## start

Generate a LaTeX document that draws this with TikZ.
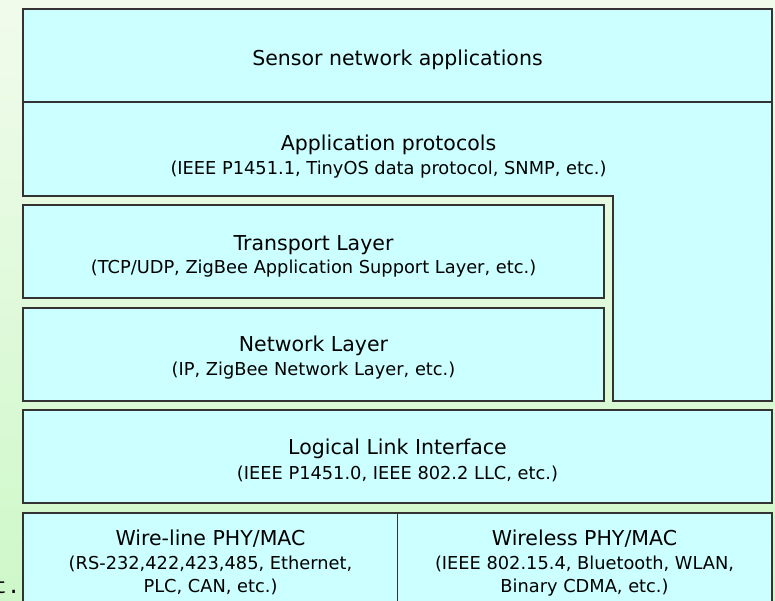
\documentclass[tikz,border=0pt]{standalone}
\usepackage{fontspec}
\setmainfont{DejaVu Sans}
\newfontfamily\slidemono{Liberation Mono}
\usepackage{tikz}
\usetikzlibrary{positioning}

\definecolor{layerfill}{HTML}{CCFFFF}
\definecolor{bgtop}{HTML}{F1FBEC}
\definecolor{bgbottom}{HTML}{CEF8C9}

\begin{document}
\begin{tikzpicture}[x=1pt, y=-1pt,
    layer/.style={fill=layerfill, draw=black!80, line width=1.2pt},
    title/.style={anchor=base, inner sep=0pt, font=\fontsize{20.5}{24}\selectfont},
    sub/.style={anchor=base, inner sep=0pt, align=center, font=\fontsize{17.8}{23.5}\selectfont}]
			% Background
			\shade[top color=bgtop, bottom color=bgbottom] (0,0) rectangle (775,600);
			\useasboundingbox (0,0) rectangle (775,600);
			
			% Upper block (applications)
			\draw[layer] (23,9) -- (772,9) -- (772,401) -- (613,401) -- (613,196) -- (23,196) -- cycle;
			\draw[draw=black!80, line width=1.2pt] (23,102) -- (772,102);
			
			% Layers
			\draw[layer] (23,205) rectangle (604,298);
			\draw[layer] (23,308) rectangle (604,401);
			\draw[layer] (23,410) rectangle (772,503);
			\draw[layer] (23,513) rectangle (772,603);
			\draw[draw=black!80, line width=1.2pt] (397.5,513) -- (397.5,603);
			
			% Labels (multi-line nodes sit on their last baseline)
			\node[title] (apps) at (397.5,65) {Sensor network applications};
			\node[title] (proto) at (388.5,150) {Application protocols};
			\node[sub] (protosub) at (388.5,174) {(IEEE P1451.1, TinyOS data protocol, SNMP, etc.)};
			\node[title] (transport) at (313.5,250) {Transport Layer};
			\node[sub] (transportsub) at (313.5,273.5) {(TCP/UDP, ZigBee Application Support Layer, etc.)};
			\node[title] (network) at (313.5,351.7) {Network Layer};
			\node[sub] (networksub) at (313.5,375.5) {(IP, ZigBee Network Layer, etc.)};
			\node[title] (llc) at (397.5,454.3) {Logical Link Interface};
			\node[sub] (llcsub) at (397.5,479) {(IEEE P1451.0, IEEE 802.2 LLC, etc.)};
			\node[title] (wired) at (210.5,545) {Wire-line PHY/MAC};
			\node[sub] (wiredsub) at (210.5,592.5) {(RS-232,422,423,485, Ethernet,\\PLC, CAN, etc.)};
			\node[title] (wireless) at (584.5,545) {Wireless PHY/MAC};
			\node[sub] (wirelesssub) at (584.5,592.5) {(IEEE 802.15.4, Bluetooth, WLAN,\\Binary CDMA, etc.)};
			
			% Cut-off slide text
			\node[anchor=base east, inner sep=0pt, font=\slidemono\fontsize{22}{22}\selectfont] (cut) at (20.5,593) {t.};
		\end{tikzpicture}
\end{document}
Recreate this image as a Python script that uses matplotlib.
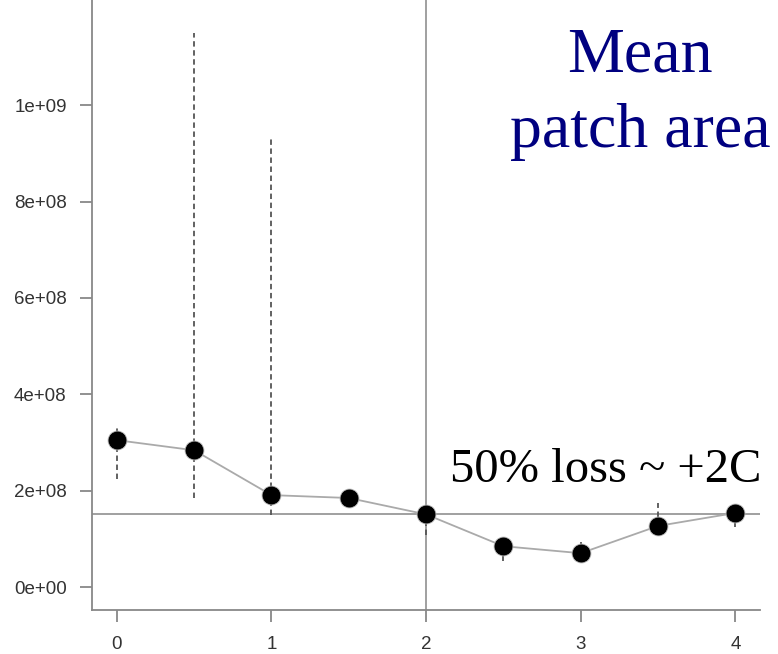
import matplotlib
matplotlib.use("Agg")
import matplotlib.pyplot as plt
import numpy as np

x = [0, 0.5, 1, 1.5, 2, 2.5, 3, 3.5, 4]
mean_area = [3.05e8, 2.84e8, 1.91e8, 1.85e8, 1.51e8, 0.85e8, 0.705e8, 1.27e8, 1.54e8]
err_low = [2.24e8, 1.85e8, 1.49e8, 1.85e8, 1.08e8, 0.54e8, 0.705e8, 1.27e8, 1.24e8]
err_high = [3.30e8, 1.15e9, 0.934e9, 1.85e8, 1.51e8, 0.85e8, 0.93e8, 1.74e8, 1.54e8]
hline_value = 1.51e8
vline_value = 2
yticks = [0, 2e8, 4e8, 6e8, 8e8, 1e9]
ytick_labels = ["0e+00", "2e+08", "4e+08", "6e+08", "8e+08", "1e+09"]
xticks = [0, 1, 2, 3, 4]

fig = plt.figure(figsize=(7.78, 6.54), dpi=100)
ax = fig.add_axes([0.118, 0.067, 0.859, 0.933])

ax.vlines(x, err_low, err_high, colors="#555555", linestyles=(0, (3, 2)), linewidth=1.3, zorder=2)
ax.axhline(hline_value, color="#999999", linewidth=1.3, zorder=1)
ax.axvline(vline_value, color="#999999", linewidth=1.3, zorder=1)
ax.plot(x, mean_area, color="#aaaaaa", linewidth=1.3, zorder=3)
ax.scatter(x, mean_area, s=185, color="black", edgecolors="#bbbbbb", linewidths=0.6, zorder=4)

ax.set_xlim(-0.162, 4.16)
ax.set_ylim(-0.0477e9, 1.218e9)
ax.set_yticks(yticks)
ax.set_yticklabels(ytick_labels)
ax.set_xticks(xticks)
ax.set_xticklabels([str(v) for v in xticks])

for s in ["top", "right"]:
    ax.spines[s].set_visible(False)
for s in ["left", "bottom"]:
    ax.spines[s].set_color("#888888")
    ax.spines[s].set_linewidth(1.3)
ax.tick_params(axis="both", colors="#888888", length=8.6, width=1.3, labelcolor="#333333",
               labelsize=13.5)
ax.tick_params(axis="y", pad=9.5)
ax.tick_params(axis="x", pad=10)
for lab in ax.get_xticklabels() + ax.get_yticklabels():
    lab.set_family("Liberation Sans")

fig.text(0.823, 0.890, "Mean", color="#000080", fontsize=46, family="Liberation Serif",
         ha="center", va="baseline")
fig.text(0.823, 0.775, "patch area", color="#000080", fontsize=46, family="Liberation Serif",
         ha="center", va="baseline")
fig.text(0.979, 0.263, "50% loss ~ +2C", color="black", fontsize=35, family="Liberation Serif",
         ha="right", va="baseline")

fig.savefig("out.png", dpi=100)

## end

§ **WRITTEN INSTRUCTION**: Set down the records in full and exactly. Do not carry over any image.

§ **ANSWER TO THIS PROBLEM**:
Generate a LaTeX document that draws this with TikZ.
\documentclass[tikz,border=0pt]{standalone}
\usepackage{fontspec}
\setmainfont{DejaVu Sans}
\newfontfamily\slidemono{Liberation Mono}
\usepackage{tikz}
\usetikzlibrary{positioning}

\definecolor{layerfill}{HTML}{CCFFFF}
\definecolor{bgtop}{HTML}{F1FBEC}
\definecolor{bgbottom}{HTML}{CEF8C9}

\begin{document}
\begin{tikzpicture}[x=1pt, y=-1pt,
    layer/.style={fill=layerfill, draw=black!80, line width=1.2pt},
    title/.style={anchor=base, inner sep=0pt, font=\fontsize{20.5}{24}\selectfont},
    sub/.style={anchor=base, inner sep=0pt, align=center, font=\fontsize{17.8}{23.5}\selectfont}]
			% Background
			\shade[top color=bgtop, bottom color=bgbottom] (0,0) rectangle (775,600);
			\useasboundingbox (0,0) rectangle (775,600);
			
			% Upper block (applications)
			\draw[layer] (23,9) -- (772,9) -- (772,401) -- (613,401) -- (613,196) -- (23,196) -- cycle;
			\draw[draw=black!80, line width=1.2pt] (23,102) -- (772,102);
			
			% Layers
			\draw[layer] (23,205) rectangle (604,298);
			\draw[layer] (23,308) rectangle (604,401);
			\draw[layer] (23,410) rectangle (772,503);
			\draw[layer] (23,513) rectangle (772,603);
			\draw[draw=black!80, line width=1.2pt] (397.5,513) -- (397.5,603);
			
			% Labels (multi-line nodes sit on their last baseline)
			\node[title] (apps) at (397.5,65) {Sensor network applications};
			\node[title] (proto) at (388.5,150) {Application protocols};
			\node[sub] (protosub) at (388.5,174) {(IEEE P1451.1, TinyOS data protocol, SNMP, etc.)};
			\node[title] (transport) at (313.5,250) {Transport Layer};
			\node[sub] (transportsub) at (313.5,273.5) {(TCP/UDP, ZigBee Application Support Layer, etc.)};
			\node[title] (network) at (313.5,351.7) {Network Layer};
			\node[sub] (networksub) at (313.5,375.5) {(IP, ZigBee Network Layer, etc.)};
			\node[title] (llc) at (397.5,454.3) {Logical Link Interface};
			\node[sub] (llcsub) at (397.5,479) {(IEEE P1451.0, IEEE 802.2 LLC, etc.)};
			\node[title] (wired) at (210.5,545) {Wire-line PHY/MAC};
			\node[sub] (wiredsub) at (210.5,592.5) {(RS-232,422,423,485, Ethernet,\\PLC, CAN, etc.)};
			\node[title] (wireless) at (584.5,545) {Wireless PHY/MAC};
			\node[sub] (wirelesssub) at (584.5,592.5) {(IEEE 802.15.4, Bluetooth, WLAN,\\Binary CDMA, etc.)};
			
			% Cut-off slide text
			\node[anchor=base east, inner sep=0pt, font=\slidemono\fontsize{22}{22}\selectfont] (cut) at (20.5,593) {t.};
		\end{tikzpicture}
\end{document}
Recreate this image as a Python script that uses matplotlib.
import matplotlib
matplotlib.use("Agg")
import matplotlib.pyplot as plt
import numpy as np

x = [0, 0.5, 1, 1.5, 2, 2.5, 3, 3.5, 4]
mean_area = [3.05e8, 2.84e8, 1.91e8, 1.85e8, 1.51e8, 0.85e8, 0.705e8, 1.27e8, 1.54e8]
err_low = [2.24e8, 1.85e8, 1.49e8, 1.85e8, 1.08e8, 0.54e8, 0.705e8, 1.27e8, 1.24e8]
err_high = [3.30e8, 1.15e9, 0.934e9, 1.85e8, 1.51e8, 0.85e8, 0.93e8, 1.74e8, 1.54e8]
hline_value = 1.51e8
vline_value = 2
yticks = [0, 2e8, 4e8, 6e8, 8e8, 1e9]
ytick_labels = ["0e+00", "2e+08", "4e+08", "6e+08", "8e+08", "1e+09"]
xticks = [0, 1, 2, 3, 4]

fig = plt.figure(figsize=(7.78, 6.54), dpi=100)
ax = fig.add_axes([0.118, 0.067, 0.859, 0.933])

ax.vlines(x, err_low, err_high, colors="#555555", linestyles=(0, (3, 2)), linewidth=1.3, zorder=2)
ax.axhline(hline_value, color="#999999", linewidth=1.3, zorder=1)
ax.axvline(vline_value, color="#999999", linewidth=1.3, zorder=1)
ax.plot(x, mean_area, color="#aaaaaa", linewidth=1.3, zorder=3)
ax.scatter(x, mean_area, s=185, color="black", edgecolors="#bbbbbb", linewidths=0.6, zorder=4)

ax.set_xlim(-0.162, 4.16)
ax.set_ylim(-0.0477e9, 1.218e9)
ax.set_yticks(yticks)
ax.set_yticklabels(ytick_labels)
ax.set_xticks(xticks)
ax.set_xticklabels([str(v) for v in xticks])

for s in ["top", "right"]:
    ax.spines[s].set_visible(False)
for s in ["left", "bottom"]:
    ax.spines[s].set_color("#888888")
    ax.spines[s].set_linewidth(1.3)
ax.tick_params(axis="both", colors="#888888", length=8.6, width=1.3, labelcolor="#333333",
               labelsize=13.5)
ax.tick_params(axis="y", pad=9.5)
ax.tick_params(axis="x", pad=10)
for lab in ax.get_xticklabels() + ax.get_yticklabels():
    lab.set_family("Liberation Sans")

fig.text(0.823, 0.890, "Mean", color="#000080", fontsize=46, family="Liberation Serif",
         ha="center", va="baseline")
fig.text(0.823, 0.775, "patch area", color="#000080", fontsize=46, family="Liberation Serif",
         ha="center", va="baseline")
fig.text(0.979, 0.263, "50% loss ~ +2C", color="black", fontsize=35, family="Liberation Serif",
         ha="right", va="baseline")

fig.savefig("out.png", dpi=100)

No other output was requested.